Skip to main content

Production Scaling Decision Guide

Scaling decisions should start from demand shape, not tool preference. Decide what changes, what signal proves demand, and how long the platform may take to react.

Decision matrix

Demand shapePrimary mechanismPrimary signal
User-facing HTTP trafficHPARPS, latency, CPU saturation as secondary.
Queue-backed workersKEDA or HPA with external metricsQueue depth, oldest message age, processing rate.
Unknown resource requestsVPA in recommendation mode firstHistorical CPU and memory usage.
Pending pods due to capacityCluster Autoscaler or KarpenterUnschedulable pods and node provisioning latency.
GPU inferenceRuntime-aware autoscalingQueue wait, active sequences, GPU memory, TTFT.
  1. Fix requests, limits, probes, and rollout strategy.
  2. Load test the workload at expected and failure traffic levels.
  3. Choose a scale metric tied to user impact.
  4. Add node autoscaling only after pod placement constraints are realistic.
  5. Validate scale-up and scale-down behavior with real delay budgets.

Capacity buffers

Do not rely on just-in-time scale-up for every class of traffic.
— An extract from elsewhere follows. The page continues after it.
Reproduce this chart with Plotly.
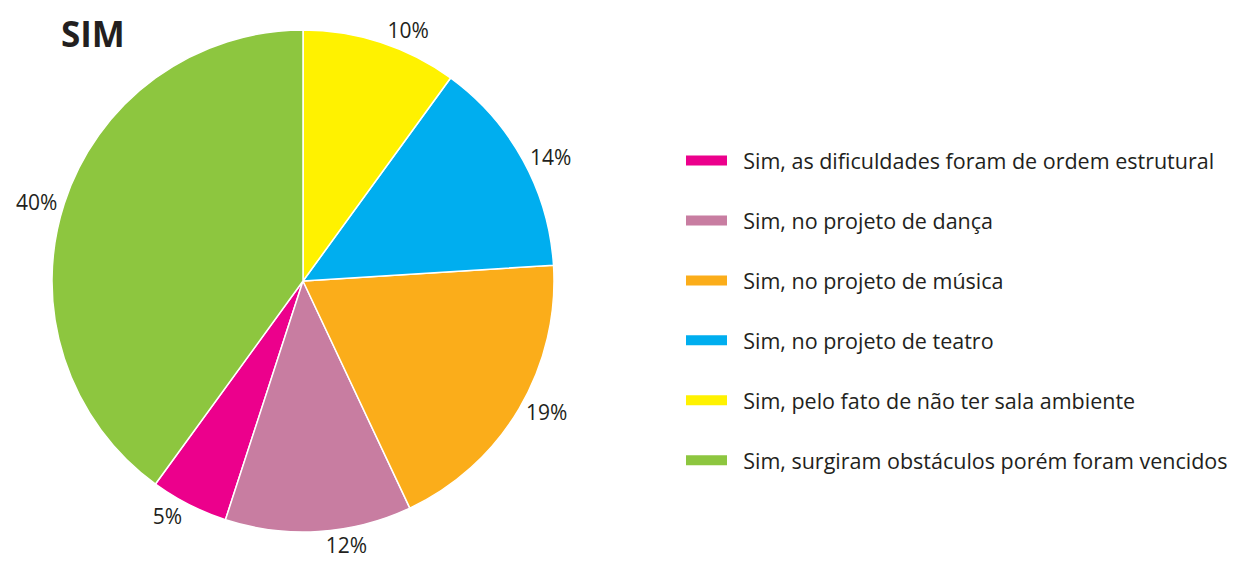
import plotly.graph_objects as go

# dados (percentuais)
categorias = [
    "Sim, as dificuldades foram de ordem estrutural",
    "Sim, no projeto de dança",
    "Sim, no projeto de música",
    "Sim, no projeto de teatro",
    "Sim, pelo fato de não ter sala ambiente",
    "Sim, surgiram obstáculos porém foram vencidos",
]
valores = [5, 12, 19, 14, 10, 40]
cores = ["#EC008C", "#C87DA1", "#FBAD1A", "#00AEEF", "#FFF200", "#8DC63F"]

TXT = "#231F20"
FONTE = "Open Sans"

fig = go.Figure()

fig.add_trace(go.Pie(
    labels=categorias, values=valores, sort=False,
    direction="counterclockwise", rotation=198,
    marker=dict(colors=cores, line=dict(color="white", width=1.5)),
    textinfo="percent", textposition="outside",
    textfont=dict(family=FONTE, size=21, color=TXT),
    domain=dict(x=[44 / 1246, 546 / 1246], y=[37 / 561, 539 / 561]),
    showlegend=False,
    hovertemplate="<b>%{label}</b><br>%{percent}<extra></extra>",
))

# entradas da legenda (uma por categoria, para controlar o espaçamento)
for nome, cor in zip(categorias, cores):
    fig.add_trace(go.Scatter(
        x=[None], y=[None], mode="lines", name="  " + nome,
        legendgroup=nome, line=dict(color=cor, width=18),
        hoverinfo="skip",
    ))

fig.update_layout(
    width=1246, height=561,
    margin=dict(l=0, r=0, t=0, b=0),
    paper_bgcolor="white", plot_bgcolor="white",
    font=dict(family=FONTE, color=TXT),
    title=dict(text="<b>SIM</b>", x=53 / 1246, xanchor="left",
               y=1 - 27 / 561, yanchor="middle",
               font=dict(family=FONTE, size=35, color=TXT)),
    xaxis=dict(visible=False), yaxis=dict(visible=False),
    legend=dict(x=673 / 1246, xanchor="left", y=0.5 - 22 / 561, yanchor="middle",
                font=dict(family=FONTE, size=21.5, color=TXT),
                itemwidth=41, tracegroupgap=29, bgcolor="rgba(0,0,0,0)"),
)

fig.write_html("out.html")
Keep explicit buffers for:

  • Critical ingress and DNS infrastructure.
  • High-value interactive services.
  • GPU model servers with long model-load time.
  • Batch windows with deadline commitments.

Failure review questions

  • Did replicas increase but latency stay high?
  • Did nodes scale but pods remain pending?
  • Did scale-up overload a shared dependency?
  • Did scale-down evict useful warm capacity?
  • Did the autoscaler optimize infrastructure metrics while user SLO still burned?